Every line from the start of the entries up to and including the one bearing "plt.rcParams['font.family'] = ['Liberation" must be printed verbatim, without the pictures.

◆ **Dataset records**
(begin)

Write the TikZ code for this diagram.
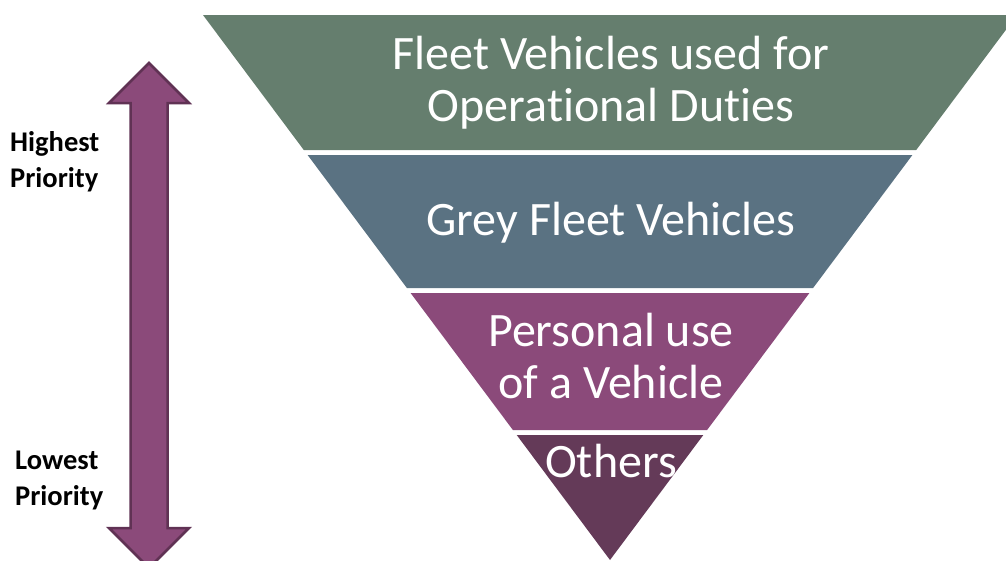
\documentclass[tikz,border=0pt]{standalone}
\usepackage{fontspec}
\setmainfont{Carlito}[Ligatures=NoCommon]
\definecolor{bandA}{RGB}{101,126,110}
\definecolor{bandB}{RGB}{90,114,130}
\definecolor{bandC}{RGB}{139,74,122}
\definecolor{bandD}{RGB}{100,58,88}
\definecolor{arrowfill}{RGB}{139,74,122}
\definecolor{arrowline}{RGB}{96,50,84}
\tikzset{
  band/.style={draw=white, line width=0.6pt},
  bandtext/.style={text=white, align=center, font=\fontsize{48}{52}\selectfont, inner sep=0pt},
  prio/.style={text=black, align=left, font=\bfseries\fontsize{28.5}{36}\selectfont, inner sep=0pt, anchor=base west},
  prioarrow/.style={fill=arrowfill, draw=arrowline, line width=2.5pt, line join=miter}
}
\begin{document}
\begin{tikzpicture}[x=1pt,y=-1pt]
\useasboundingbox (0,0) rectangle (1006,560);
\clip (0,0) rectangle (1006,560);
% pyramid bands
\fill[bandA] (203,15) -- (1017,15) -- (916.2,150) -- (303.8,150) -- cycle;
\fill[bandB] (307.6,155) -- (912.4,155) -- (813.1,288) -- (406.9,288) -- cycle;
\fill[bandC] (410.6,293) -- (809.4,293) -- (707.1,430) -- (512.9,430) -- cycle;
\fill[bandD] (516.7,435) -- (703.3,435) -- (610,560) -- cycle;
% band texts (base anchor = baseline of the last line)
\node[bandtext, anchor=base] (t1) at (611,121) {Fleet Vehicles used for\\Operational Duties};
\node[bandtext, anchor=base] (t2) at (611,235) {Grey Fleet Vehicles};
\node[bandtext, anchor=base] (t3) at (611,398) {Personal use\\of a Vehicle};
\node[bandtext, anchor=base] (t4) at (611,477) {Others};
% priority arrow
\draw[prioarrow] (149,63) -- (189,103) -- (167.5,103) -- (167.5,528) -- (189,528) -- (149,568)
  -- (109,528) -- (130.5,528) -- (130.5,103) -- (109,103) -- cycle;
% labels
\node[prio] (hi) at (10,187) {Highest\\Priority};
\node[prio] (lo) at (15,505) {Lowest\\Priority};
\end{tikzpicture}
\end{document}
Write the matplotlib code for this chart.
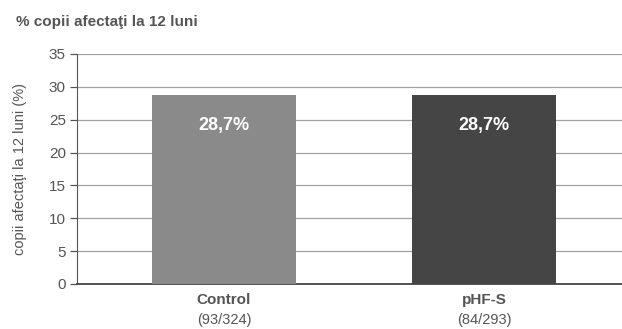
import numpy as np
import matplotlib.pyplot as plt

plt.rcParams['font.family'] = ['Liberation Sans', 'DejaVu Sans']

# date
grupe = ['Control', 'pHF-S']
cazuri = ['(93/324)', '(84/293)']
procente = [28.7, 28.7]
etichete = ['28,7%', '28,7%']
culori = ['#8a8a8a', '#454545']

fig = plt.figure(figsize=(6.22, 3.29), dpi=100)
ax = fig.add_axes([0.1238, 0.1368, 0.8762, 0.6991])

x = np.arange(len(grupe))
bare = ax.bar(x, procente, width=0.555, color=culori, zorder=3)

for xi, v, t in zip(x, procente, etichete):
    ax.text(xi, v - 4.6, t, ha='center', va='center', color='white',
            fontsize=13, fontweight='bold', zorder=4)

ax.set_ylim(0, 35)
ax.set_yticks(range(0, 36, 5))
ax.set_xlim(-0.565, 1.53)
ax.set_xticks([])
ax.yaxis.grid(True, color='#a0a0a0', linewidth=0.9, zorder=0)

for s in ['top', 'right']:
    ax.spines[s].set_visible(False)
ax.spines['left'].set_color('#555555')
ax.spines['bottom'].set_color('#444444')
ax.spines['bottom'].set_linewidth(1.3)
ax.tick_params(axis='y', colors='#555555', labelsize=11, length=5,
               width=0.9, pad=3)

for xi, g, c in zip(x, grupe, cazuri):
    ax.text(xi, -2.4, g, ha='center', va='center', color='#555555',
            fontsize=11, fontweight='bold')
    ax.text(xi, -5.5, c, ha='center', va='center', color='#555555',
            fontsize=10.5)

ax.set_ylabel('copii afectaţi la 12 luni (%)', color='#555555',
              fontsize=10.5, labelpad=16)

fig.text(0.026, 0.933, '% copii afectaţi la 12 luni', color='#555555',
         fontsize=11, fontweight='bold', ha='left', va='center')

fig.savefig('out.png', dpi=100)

(end)

◆ **Final result**
Write the TikZ code for this diagram.
\documentclass[tikz,border=0pt]{standalone}
\usepackage{fontspec}
\setmainfont{Carlito}[Ligatures=NoCommon]
\definecolor{bandA}{RGB}{101,126,110}
\definecolor{bandB}{RGB}{90,114,130}
\definecolor{bandC}{RGB}{139,74,122}
\definecolor{bandD}{RGB}{100,58,88}
\definecolor{arrowfill}{RGB}{139,74,122}
\definecolor{arrowline}{RGB}{96,50,84}
\tikzset{
  band/.style={draw=white, line width=0.6pt},
  bandtext/.style={text=white, align=center, font=\fontsize{48}{52}\selectfont, inner sep=0pt},
  prio/.style={text=black, align=left, font=\bfseries\fontsize{28.5}{36}\selectfont, inner sep=0pt, anchor=base west},
  prioarrow/.style={fill=arrowfill, draw=arrowline, line width=2.5pt, line join=miter}
}
\begin{document}
\begin{tikzpicture}[x=1pt,y=-1pt]
\useasboundingbox (0,0) rectangle (1006,560);
\clip (0,0) rectangle (1006,560);
% pyramid bands
\fill[bandA] (203,15) -- (1017,15) -- (916.2,150) -- (303.8,150) -- cycle;
\fill[bandB] (307.6,155) -- (912.4,155) -- (813.1,288) -- (406.9,288) -- cycle;
\fill[bandC] (410.6,293) -- (809.4,293) -- (707.1,430) -- (512.9,430) -- cycle;
\fill[bandD] (516.7,435) -- (703.3,435) -- (610,560) -- cycle;
% band texts (base anchor = baseline of the last line)
\node[bandtext, anchor=base] (t1) at (611,121) {Fleet Vehicles used for\\Operational Duties};
\node[bandtext, anchor=base] (t2) at (611,235) {Grey Fleet Vehicles};
\node[bandtext, anchor=base] (t3) at (611,398) {Personal use\\of a Vehicle};
\node[bandtext, anchor=base] (t4) at (611,477) {Others};
% priority arrow
\draw[prioarrow] (149,63) -- (189,103) -- (167.5,103) -- (167.5,528) -- (189,528) -- (149,568)
  -- (109,528) -- (130.5,528) -- (130.5,103) -- (109,103) -- cycle;
% labels
\node[prio] (hi) at (10,187) {Highest\\Priority};
\node[prio] (lo) at (15,505) {Lowest\\Priority};
\end{tikzpicture}
\end{document}
Write the matplotlib code for this chart.
import numpy as np
import matplotlib.pyplot as plt

plt.rcParams['font.family'] = ['Liberation Sans', 'DejaVu Sans']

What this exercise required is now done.